9 December 2024

The Three Spheres of Te Puapua and the Treaty Principles Bill

 return to republican homepage

This article was also published in "The Daily Blog" 18 November 2024 and as a comment on "The Democracy Project"

The situation in Aotearoa/New Zealand is less complicated than it seems, once we have all the pieces of the puzzle at hand. In a nutshell, since first contact and up to the present day we have had two social orders, Maori and European, which have conflicting claims to sovereign authority going back to Te Tiriti o Waitangi. At times the Crown has been troubled by Maori claims to sovereignty, because it has been unable to tolerate the idea of a parallel Maori authority in the land. So we had the nineteenth century invasion of Maori lands by British and Australian forces, in the immediate aftermath of which Premier Julius Vogel contemplated a final war of extermination against Maori, before deciding that mass immigration of European settlers would offer the same gain for less pain.

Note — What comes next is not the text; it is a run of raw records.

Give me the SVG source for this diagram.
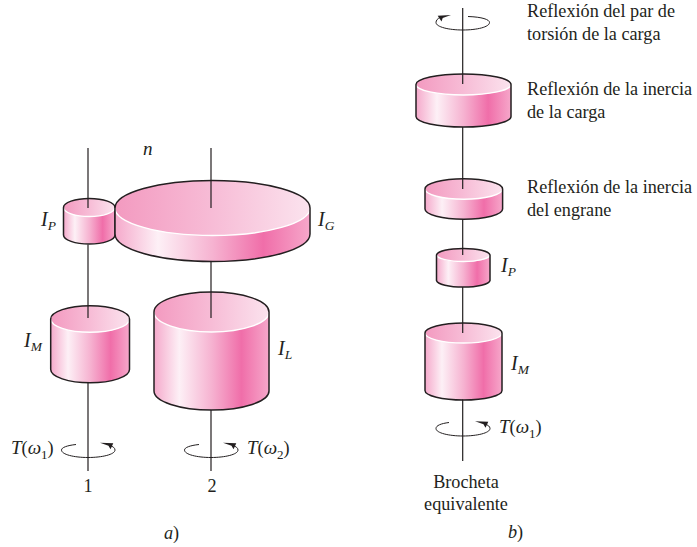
<svg xmlns="http://www.w3.org/2000/svg" width="697" height="547" viewBox="0 0 697 547">
<style>
text{font-family:"Liberation Serif","Times New Roman",serif;font-size:18.2px;fill:#231f20}
.i{font-style:italic}
.l{font-size:19px;font-style:italic}
.m{font-size:20px;font-style:italic}
.s{font-size:13.5px;font-style:italic}
.d{font-size:13px}
.b{fill:url(#body)}
.t{fill:url(#top)}
.r{fill:none;stroke:#fff;stroke-width:1.4}
.o{fill:none;stroke:#231f20;stroke-width:1.5;stroke-linejoin:round}
.sh{fill:none;stroke:#231f20;stroke-width:1.2}
.c{fill:none;stroke:#231f20;stroke-width:1}
.a{fill:#231f20}
</style>
<defs>
<linearGradient id="body" x1="0" y1="0" x2="1" y2="0">
<stop offset="0" stop-color="#f5a9cb"/><stop offset=".22" stop-color="#fdf0f6"/><stop offset=".5" stop-color="#f6b3d1"/><stop offset=".76" stop-color="#f06ea9"/><stop offset="1" stop-color="#f6a7ca"/>
</linearGradient>
<linearGradient id="top" x1="0" y1="0" x2="1" y2="0">
<stop offset="0" stop-color="#f39ac0"/><stop offset=".5" stop-color="#f7bcd6"/><stop offset="1" stop-color="#fbe3ee"/>
</linearGradient>
</defs>

<g id="node-ip-a">
<path class="b" d="M63.5 207.500A25.700 9 0 0 1 115 207.500V235A25.700 9 0 0 1 63.500 235Z"/>
<ellipse class="t" cx="89.200" cy="207.500" rx="25.700" ry="9"/>
<path class="r" d="M63.500 207.500A25.700 9 0 0 0 115 207.500"/>
<path class="o" d="M63.500 207.500A25.700 9 0 0 1 115 207.500V235A25.700 9 0 0 1 63.500 235Z"/>
<text class="m" x="41" y="226">I<tspan class="s" dy="4">P</tspan></text>
</g>
<g id="node-ig-a">
<path class="b" d="M115 208A97.500 27.500 0 0 1 310 208V234A97.500 27.500 0 0 1 115 234Z"/>
<ellipse class="t" cx="212.500" cy="208" rx="97.500" ry="27.500"/>
<path class="r" d="M115 208A97.500 27.500 0 0 0 310 208"/>
<path class="o" d="M115 208A97.500 27.500 0 0 1 310 208V234A97.500 27.500 0 0 1 115 234Z"/>
<text class="m" x="318" y="226">I<tspan class="s" dy="4">G</tspan></text>
</g>
<g id="node-im-a">
<path class="b" d="M50.700 319A39.400 13.300 0 0 1 129.500 319V369.500A39.400 13.300 0 0 1 50.700 369.500Z"/>
<ellipse class="t" cx="90.100" cy="319" rx="39.400" ry="13.300"/>
<path class="r" d="M50.700 319A39.400 13.300 0 0 0 129.500 319"/>
<path class="o" d="M50.700 319A39.400 13.300 0 0 1 129.500 319V369.500A39.400 13.300 0 0 1 50.700 369.500Z"/>
<text class="m" x="24" y="346.500">I<tspan class="s" dy="4">M</tspan></text>
</g>
<g id="node-il-a">
<path class="b" d="M154 312A57.500 20 0 0 1 269 312V391A57.500 19 0 0 1 154 391Z"/>
<ellipse class="t" cx="211.500" cy="312" rx="57.500" ry="20"/>
<path class="r" d="M154 312A57.500 20 0 0 0 269 312"/>
<path class="o" d="M154 312A57.500 20 0 0 1 269 312V391A57.500 19 0 0 1 154 391Z"/>
<text class="m" x="278" y="354.500">I<tspan class="s" dy="4">L</tspan></text>
</g>
<g id="node-load-b">
<path class="b" d="M416 84.500A47.500 10.500 0 0 1 511 84.500V116.500A47.500 10.500 0 0 1 416 116.500Z"/>
<ellipse class="t" cx="463.500" cy="84.500" rx="47.500" ry="10.500"/>
<path class="r" d="M416 84.500A47.500 10.500 0 0 0 511 84.500"/>
<path class="o" d="M416 84.500A47.500 10.500 0 0 1 511 84.500V116.500A47.500 10.500 0 0 1 416 116.500Z"/>
</g>
<g id="node-gear-b">
<path class="b" d="M425 189A38.800 10.300 0 0 1 502.600 189V209A38.800 10.300 0 0 1 425 209Z"/>
<ellipse class="t" cx="463.800" cy="189" rx="38.800" ry="10.300"/>
<path class="r" d="M425 189A38.800 10.300 0 0 0 502.600 189"/>
<path class="o" d="M425 189A38.800 10.300 0 0 1 502.600 189V209A38.800 10.300 0 0 1 425 209Z"/>
</g>
<g id="node-ip-b">
<path class="b" d="M436.500 255A26.800 7 0 0 1 490 255V280.500A26.800 7 0 0 1 436.500 280.500Z"/>
<ellipse class="t" cx="463.300" cy="255" rx="26.800" ry="7"/>
<path class="r" d="M436.500 255A26.800 7 0 0 0 490 255"/>
<path class="o" d="M436.500 255A26.800 7 0 0 1 490 255V280.500A26.800 7 0 0 1 436.500 280.500Z"/>
<text class="m" x="501" y="272">I<tspan class="s" dy="4">P</tspan></text>
</g>
<g id="node-im-b">
<path class="b" d="M425 333A38.500 10 0 0 1 502 333V390.500A38.500 9.500 0 0 1 425 390.500Z"/>
<ellipse class="t" cx="463.500" cy="333" rx="38.500" ry="10"/>
<path class="r" d="M425 333A38.500 10 0 0 0 502 333"/>
<path class="o" d="M425 333A38.500 10 0 0 1 502 333V390.500A38.500 9.500 0 0 1 425 390.500Z"/>
<text class="m" x="511" y="369.500">I<tspan class="s" dy="4">M</tspan></text>
</g>

<g id="connectors">
<path class="sh" d="M88 148V208M88 244.500V318M88 382.500V471M211 148V208M211 261.500V318M211 410V471"/>
<path class="sh" d="M462.700 8V84M462.700 127V189M462.700 219V255M462.700 287V333M462.700 399.500V461"/>
<path class="c" d="M76 444.500C67 445.500 61.500 447.500 61.500 450C61.500 454.500 74 457.500 88 457.500C102 457.500 115 454.500 115 450C115 448 113 446.500 110 445.500"/>
<path class="a" d="M100 442.700L113.300 443.300L110.500 449.200L108.500 445.700Z"/>
<path class="c" d="M199 444.500C190 445.500 184.500 447.500 184.500 450C184.500 454.500 197 457.500 211 457.500C225 457.500 238 454.500 238 450C238 448 236 446.500 233 445.500"/>
<path class="a" d="M223 442.700L236.300 443.300L233.500 449.200L231.500 445.700Z"/>
<path class="c" d="M468 16.500C482 17 489.500 19.500 489.500 22.500C489.500 27 477 30 462.700 30C449 30 436 27 436 22.500C436 20.500 437.500 18.500 440 17.500"/>
<path class="a" d="M451 15L437.700 15.700L441.500 21.500L442.700 18Z"/>
<path class="c" d="M449 422.500C441 423.500 436 425.500 436 428.500C436 433 449 436 463 436C477 436 490 433 490 428.500C490 426.500 488 425 485 424"/>
<path class="a" d="M475 421.200L488.300 421.800L485.500 427.700L483.500 424.200Z"/>
</g>

<g id="labels">
<text class="l" x="143" y="155">n</text>
<text x="11" y="454"><tspan class="l">T</tspan>(<tspan class="l">ω</tspan><tspan class="d" dy="5">1</tspan><tspan dy="-5">)</tspan></text>
<text x="247" y="454"><tspan class="l">T</tspan>(<tspan class="l">ω</tspan><tspan class="d" dy="5">2</tspan><tspan dy="-5">)</tspan></text>
<text x="499" y="433"><tspan class="l">T</tspan>(<tspan class="l">ω</tspan><tspan class="d" dy="5">1</tspan><tspan dy="-5">)</tspan></text>
<text x="88" y="491.500" text-anchor="middle">1</text>
<text x="212" y="491.500" text-anchor="middle">2</text>
<text x="164" y="539"><tspan class="i">a</tspan>)</text>
<text x="508" y="538"><tspan class="i">b</tspan>)</text>
<text x="527" y="17">Reflexión del par de</text>
<text x="527" y="40">torsión de la carga</text>
<text x="527" y="95">Reflexión de la inercia</text>
<text x="527" y="118">de la carga</text>
<text x="527" y="193">Reflexión de la inercia</text>
<text x="527" y="216">del engrane</text>
<text x="466" y="487.500" text-anchor="middle">Brocheta</text>
<text x="466" y="510" text-anchor="middle">equivalente</text>
</g>
</svg>
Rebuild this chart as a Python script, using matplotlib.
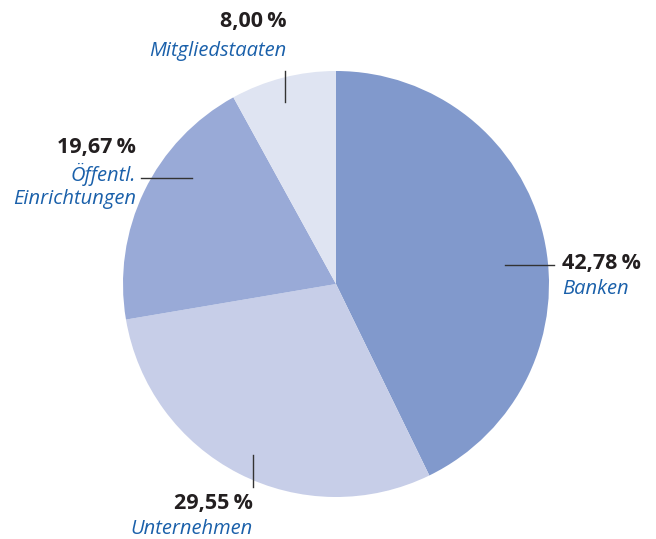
import matplotlib.pyplot as plt

labels = ['Banken', 'Unternehmen', 'Öffentl.\nEinrichtungen', 'Mitgliedstaaten']
shares = [42.78, 29.55, 19.67, 8.00]
colors = ['#8199cc', '#c7cee8', '#99aad7', '#dfe4f2']

W, H = 656, 539
fig = plt.figure(figsize=(W / 100, H / 100), dpi=100)
ax = fig.add_axes([0, 0, 1, 1])

# pie drawn straight in pixel coords, y axis flipped -> counterclock=True
cx, cy, r = 336, 284, 213
ax.pie(shares, colors=colors, startangle=-90, counterclock=True,
       center=(cx, cy), radius=r, frame=True,
       wedgeprops=dict(linewidth=0))
ax.set_xlim(0, W)
ax.set_ylim(H, 0)
ax.set_aspect('equal')
ax.axis('off')

pct = ['%s\u2009%%' % ('%.2f' % v).replace('.', ',') for v in shares]
font = ['Open Sans', 'DejaVu Sans']
dark = '#231f20'
blue = '#1a60aa'
lc = '#333333'

# (line x0, y0, x1, y1, text x, number y, label y, ha)
spots = [
    (505, 265, 554, 265, 562, 263, 289, 'left'),
    (253, 455, 253, 487, 253, 504, 529, 'right'),
    (141, 178, 192, 178, 136, 147, 186, 'right'),
    (285, 71, 285, 102, 286, 21, 51, 'right'),
]
for i, (x0, y0, x1, y1, tx, ny, ly, ha) in enumerate(spots):
    ax.plot([x0, x1], [y0, y1], color=lc, lw=1.0)
    ax.text(tx, ny, pct[i], ha=ha, va='center', fontsize=15.5,
            fontweight='bold', color=dark, family=font)
    ax.text(tx, ly, labels[i], ha=ha, va='center', fontsize=14.5,
            style='italic', color=blue, family=font, linespacing=1.15)

fig.savefig('out.png', dpi=100)
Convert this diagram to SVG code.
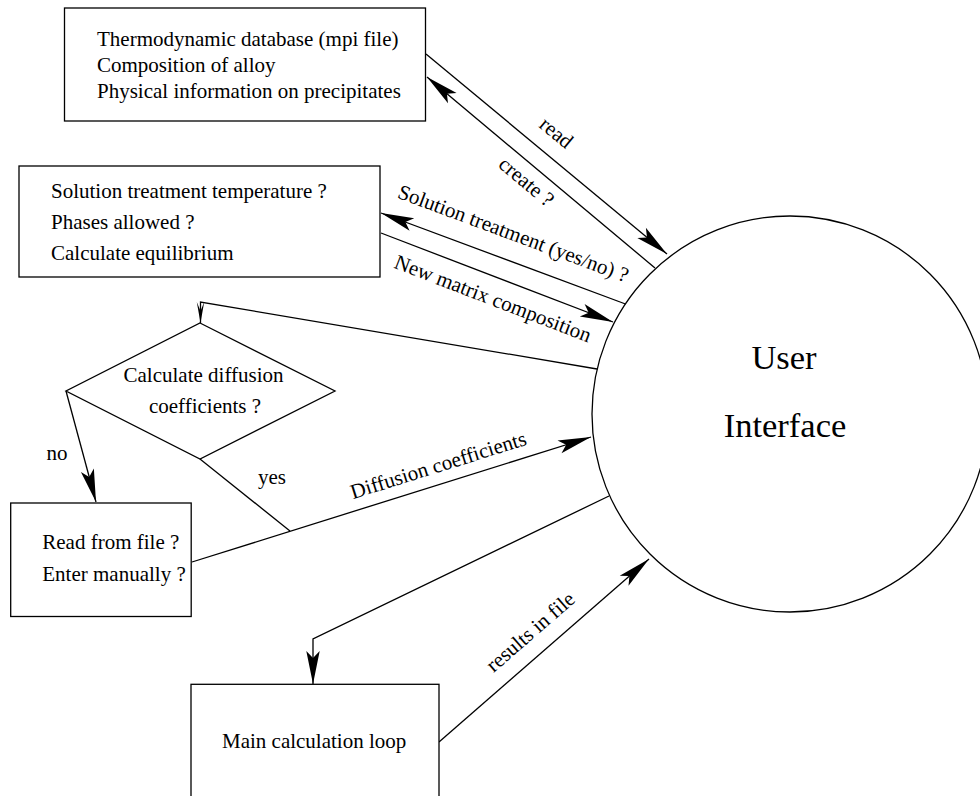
<svg xmlns="http://www.w3.org/2000/svg" width="980" height="796" viewBox="0 0 980 796">
<style>
.box{fill:#fff;stroke:#000;stroke-width:1.3}
.ln{fill:none;stroke:#000;stroke-width:1.3}
text{font-family:"Liberation Serif","Times New Roman",serif;font-size:21px;fill:#000}
.big{font-size:34.5px}
.mid{text-anchor:middle}
</style>
<defs>
<marker id="ah" markerUnits="userSpaceOnUse" viewBox="-34 -8 35 16" markerWidth="35" markerHeight="16" refX="0" refY="0" orient="auto" overflow="visible">
<path d="M0,0 L-33,-6.7 L-26,0 L-33,6.7 Z" fill="#000"/>
</marker>
<marker id="ahs" markerUnits="userSpaceOnUse" viewBox="-23 -5 24 10" markerWidth="24" markerHeight="10" refX="0" refY="0" orient="auto" overflow="visible">
<path d="M0,0 L-21,-3.7 L-12,0 L-21,3.7 Z" fill="#000"/>
</marker>
</defs>
<rect width="980" height="796" fill="#fff"/>
<g id="connectors">
<path class="ln" d="M426,54 L667,254" marker-end="url(#ah)"/>
<path class="ln" d="M655,268 L427,77" marker-end="url(#ah)"/>
<path class="ln" d="M625.5,304 L381,213" marker-end="url(#ah)"/>
<path class="ln" d="M381,233 L613,322" marker-end="url(#ah)"/>
<path class="ln" d="M597,369 L200.5,302 L200.5,323" marker-end="url(#ahs)"/>
<path class="ln" d="M66,391 L96,502" marker-end="url(#ah)"/>
<path class="ln" d="M200,459 L290,531"/>
<path class="ln" d="M192,562 L591,437" marker-end="url(#ah)"/>
<path class="ln" d="M609,496 L313,639 L313,684" marker-end="url(#ah)"/>
<path class="ln" d="M439,742 L649,559" marker-end="url(#ah)"/>
<text class="mid" transform="translate(552,138) rotate(39.7)">read</text>
<text class="mid" transform="translate(522,187) rotate(39.9)">create ?</text>
<text class="mid" transform="translate(511,240) rotate(20.4)">Solution treatment (yes/no) ?</text>
<text class="mid" transform="translate(490.5,305) rotate(21)">New matrix composition</text>
<text class="mid" transform="translate(440.4,471.8) rotate(-17.4)">Diffusion coefficients</text>
<text class="mid" transform="translate(535,637) rotate(-41)">results in file</text>
<text x="46.5" y="460">no</text>
<text x="258" y="484">yes</text>
</g>
<g id="input-box">
<rect class="box" x="64.5" y="8" width="361" height="113"/>
<text x="97" y="46">Thermodynamic database (mpi file)</text>
<text x="97" y="72">Composition of alloy</text>
<text x="97" y="98">Physical information on precipitates</text>
</g>
<g id="solution-box">
<rect class="box" x="19" y="166" width="361" height="111"/>
<text x="51" y="198">Solution treatment temperature ?</text>
<text x="51" y="229">Phases allowed ?</text>
<text x="51" y="260">Calculate equilibrium</text>
</g>
<g id="diffusion-decision">
<polygon class="box" points="200,323 335,391 200,459 66,391"/>
<text class="mid" x="203.5" y="382">Calculate diffusion</text>
<text class="mid" x="205" y="413">coefficients ?</text>
</g>
<g id="read-box">
<rect class="box" x="10.7" y="503" width="180.5" height="113.5"/>
<text x="42.3" y="549">Read from file ?</text>
<text x="42.3" y="581">Enter manually ?</text>
</g>
<g id="main-loop">
<rect class="box" x="191" y="684.3" width="248" height="130"/>
<text x="222" y="748">Main calculation loop</text>
</g>
<g id="user-interface">
<circle class="box" cx="790" cy="414" r="198"/>
<text class="big mid" x="784" y="369">User</text>
<text class="big mid" x="785" y="437">Interface</text>
</g>
</svg>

From the British point of view, mass immigration worked well. It largely achieved its object, though not entirely. Today Maori still exist as an entity separate from the British system. One reason immigration was only partially successful was that not all immigrants were dyed-in-the-wool colonialists. Many integrated into the Maori system, mainly through marriage. As Maori assimilated Pakeha, the Maori social order changed, and there developed a Maori sphere, a European sphere, and a joint sphere where Maori and European engaged together. This joint sphere was large, covering the fields of work, religion, sports, culture, and politics. We had Maori shearing and logging gangs working for European farmers and foresters, and at the same time we had Maori farming their own remaining lands in Maori ways. In the Anglican Church/Te Hahi Mihinare we had two wings (actually now three) Tikanga Maori and Tikanga Pakeha and at the same time we had specifically Maori churches, Ratana and Ringatu. In opera we had Kiri te Kanawa and Inia te Wiata, in popular music we had Howard Morrison and the Maori show bands, but we still had waiata and kapahaka on the marae. We had the All Blacks, but still had the Maori All Blacks. We had general seats in parliament, but still had Maori seats, and back home we still had the Maori runanga.

In social terms, one can see that we had a "Maori sphere", a "joint sphere" and a "European sphere" (which was rather constricted because there was no field of endeavour where Maori did not make their mark). The one area where the European mode dominated completely was political power and this was due to the peculiarities of the Westminster system, tempered somewhat by the introduction of the MMP system of representation. So along came He Puapua, the idea of cogovernance, which was founded on the notion that this workable "three sphere" social reality could be replicated in the realm of governance.

The call for cogovernance sparked a reaction very similar to the demand from Governor Grey that Maori must swear allegiance to Queen Victoria or forfeit their lands. Grey was not a simple "white racist" but he had insisted there could be only one sovereign in the nation and he was willing to go to war to that end.

David Seymour and the ACT party have the same view as George Grey. (While they talk about Hobson, they model themselves on Grey). The difference is that they do not intend to go to war. They believe that they can legislate Maori out of existence. They believe that a three page document can achieve what decades of war and two centuries of mass immigration have failed to achieve: the extinction of Maori as a separate social entity.

That is unrealistic. Notwithstanding the demographics, it is more realistic to assume that Pakeha can and should be fully integrated into Maoritanga.